Recorded data:
§ §

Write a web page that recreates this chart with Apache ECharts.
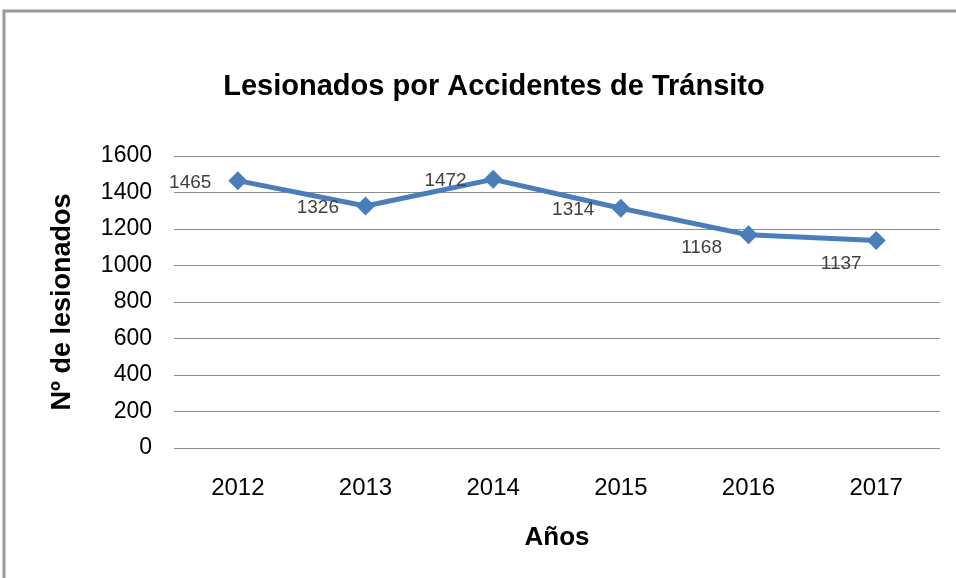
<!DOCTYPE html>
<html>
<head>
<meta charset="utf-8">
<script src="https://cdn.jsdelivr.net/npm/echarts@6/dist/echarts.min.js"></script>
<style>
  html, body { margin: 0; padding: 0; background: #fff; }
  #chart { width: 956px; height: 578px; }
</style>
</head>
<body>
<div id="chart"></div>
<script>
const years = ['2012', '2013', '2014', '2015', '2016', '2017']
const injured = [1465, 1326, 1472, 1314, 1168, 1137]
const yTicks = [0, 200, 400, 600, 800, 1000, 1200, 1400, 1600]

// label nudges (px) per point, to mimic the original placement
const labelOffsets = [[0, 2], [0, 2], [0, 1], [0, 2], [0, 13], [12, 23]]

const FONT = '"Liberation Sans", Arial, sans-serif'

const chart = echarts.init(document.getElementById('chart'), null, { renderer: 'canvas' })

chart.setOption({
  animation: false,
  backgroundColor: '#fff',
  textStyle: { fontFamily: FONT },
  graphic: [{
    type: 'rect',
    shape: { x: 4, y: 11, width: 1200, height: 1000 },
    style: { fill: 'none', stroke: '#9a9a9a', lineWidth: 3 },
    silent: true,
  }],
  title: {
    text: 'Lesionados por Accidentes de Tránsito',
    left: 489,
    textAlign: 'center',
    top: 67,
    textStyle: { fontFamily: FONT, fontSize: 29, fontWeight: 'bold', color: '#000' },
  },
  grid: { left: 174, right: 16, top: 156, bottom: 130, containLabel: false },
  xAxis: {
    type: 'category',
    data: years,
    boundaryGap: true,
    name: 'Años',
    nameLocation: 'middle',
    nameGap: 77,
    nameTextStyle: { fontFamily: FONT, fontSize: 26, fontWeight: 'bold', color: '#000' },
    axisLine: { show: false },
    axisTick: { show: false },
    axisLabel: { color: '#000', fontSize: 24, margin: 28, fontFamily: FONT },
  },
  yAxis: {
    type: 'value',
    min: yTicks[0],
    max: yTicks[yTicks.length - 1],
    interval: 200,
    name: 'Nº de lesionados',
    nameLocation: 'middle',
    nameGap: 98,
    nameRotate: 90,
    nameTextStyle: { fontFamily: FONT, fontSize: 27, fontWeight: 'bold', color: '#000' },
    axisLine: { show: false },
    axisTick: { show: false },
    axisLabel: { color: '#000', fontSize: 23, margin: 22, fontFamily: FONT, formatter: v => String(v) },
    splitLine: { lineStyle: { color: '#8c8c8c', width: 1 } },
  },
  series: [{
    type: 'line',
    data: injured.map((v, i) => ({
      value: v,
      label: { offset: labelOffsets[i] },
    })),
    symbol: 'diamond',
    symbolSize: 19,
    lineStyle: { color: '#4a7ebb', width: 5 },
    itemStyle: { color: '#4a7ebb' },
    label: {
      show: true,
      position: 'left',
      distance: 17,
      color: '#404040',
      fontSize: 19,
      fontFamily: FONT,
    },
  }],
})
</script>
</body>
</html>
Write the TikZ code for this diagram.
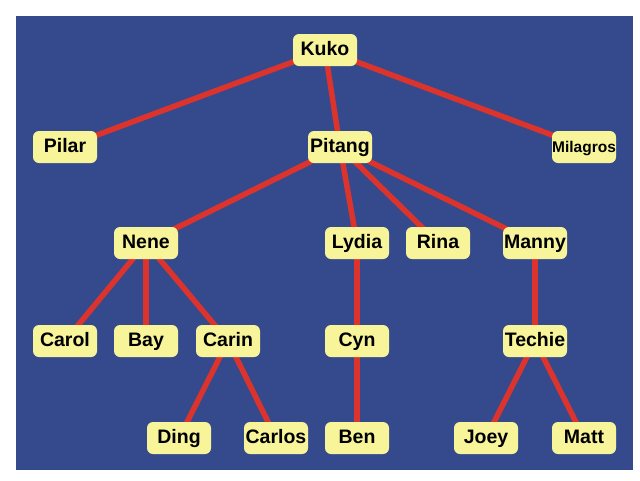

§ §

Work to do: Each entry must be retyped word for word, with every image omitted.

Written answer:
Write a web page that recreates this chart with Apache ECharts.
<!DOCTYPE html>
<html>
<head>
<meta charset="utf-8">
<script src="https://cdn.jsdelivr.net/npm/echarts@6/dist/echarts.min.js"></script>
<style>
  html, body { margin: 0; padding: 0; background: #fff; }
  #chart { width: 956px; height: 578px; }
</style>
</head>
<body>
<div id="chart"></div>
<script>
const years = ['2012', '2013', '2014', '2015', '2016', '2017']
const injured = [1465, 1326, 1472, 1314, 1168, 1137]
const yTicks = [0, 200, 400, 600, 800, 1000, 1200, 1400, 1600]

// label nudges (px) per point, to mimic the original placement
const labelOffsets = [[0, 2], [0, 2], [0, 1], [0, 2], [0, 13], [12, 23]]

const FONT = '"Liberation Sans", Arial, sans-serif'

const chart = echarts.init(document.getElementById('chart'), null, { renderer: 'canvas' })

chart.setOption({
  animation: false,
  backgroundColor: '#fff',
  textStyle: { fontFamily: FONT },
  graphic: [{
    type: 'rect',
    shape: { x: 4, y: 11, width: 1200, height: 1000 },
    style: { fill: 'none', stroke: '#9a9a9a', lineWidth: 3 },
    silent: true,
  }],
  title: {
    text: 'Lesionados por Accidentes de Tránsito',
    left: 489,
    textAlign: 'center',
    top: 67,
    textStyle: { fontFamily: FONT, fontSize: 29, fontWeight: 'bold', color: '#000' },
  },
  grid: { left: 174, right: 16, top: 156, bottom: 130, containLabel: false },
  xAxis: {
    type: 'category',
    data: years,
    boundaryGap: true,
    name: 'Años',
    nameLocation: 'middle',
    nameGap: 77,
    nameTextStyle: { fontFamily: FONT, fontSize: 26, fontWeight: 'bold', color: '#000' },
    axisLine: { show: false },
    axisTick: { show: false },
    axisLabel: { color: '#000', fontSize: 24, margin: 28, fontFamily: FONT },
  },
  yAxis: {
    type: 'value',
    min: yTicks[0],
    max: yTicks[yTicks.length - 1],
    interval: 200,
    name: 'Nº de lesionados',
    nameLocation: 'middle',
    nameGap: 98,
    nameRotate: 90,
    nameTextStyle: { fontFamily: FONT, fontSize: 27, fontWeight: 'bold', color: '#000' },
    axisLine: { show: false },
    axisTick: { show: false },
    axisLabel: { color: '#000', fontSize: 23, margin: 22, fontFamily: FONT, formatter: v => String(v) },
    splitLine: { lineStyle: { color: '#8c8c8c', width: 1 } },
  },
  series: [{
    type: 'line',
    data: injured.map((v, i) => ({
      value: v,
      label: { offset: labelOffsets[i] },
    })),
    symbol: 'diamond',
    symbolSize: 19,
    lineStyle: { color: '#4a7ebb', width: 5 },
    itemStyle: { color: '#4a7ebb' },
    label: {
      show: true,
      position: 'left',
      distance: 17,
      color: '#404040',
      fontSize: 19,
      fontFamily: FONT,
    },
  }],
})
</script>
</body>
</html>
Write the TikZ code for this diagram.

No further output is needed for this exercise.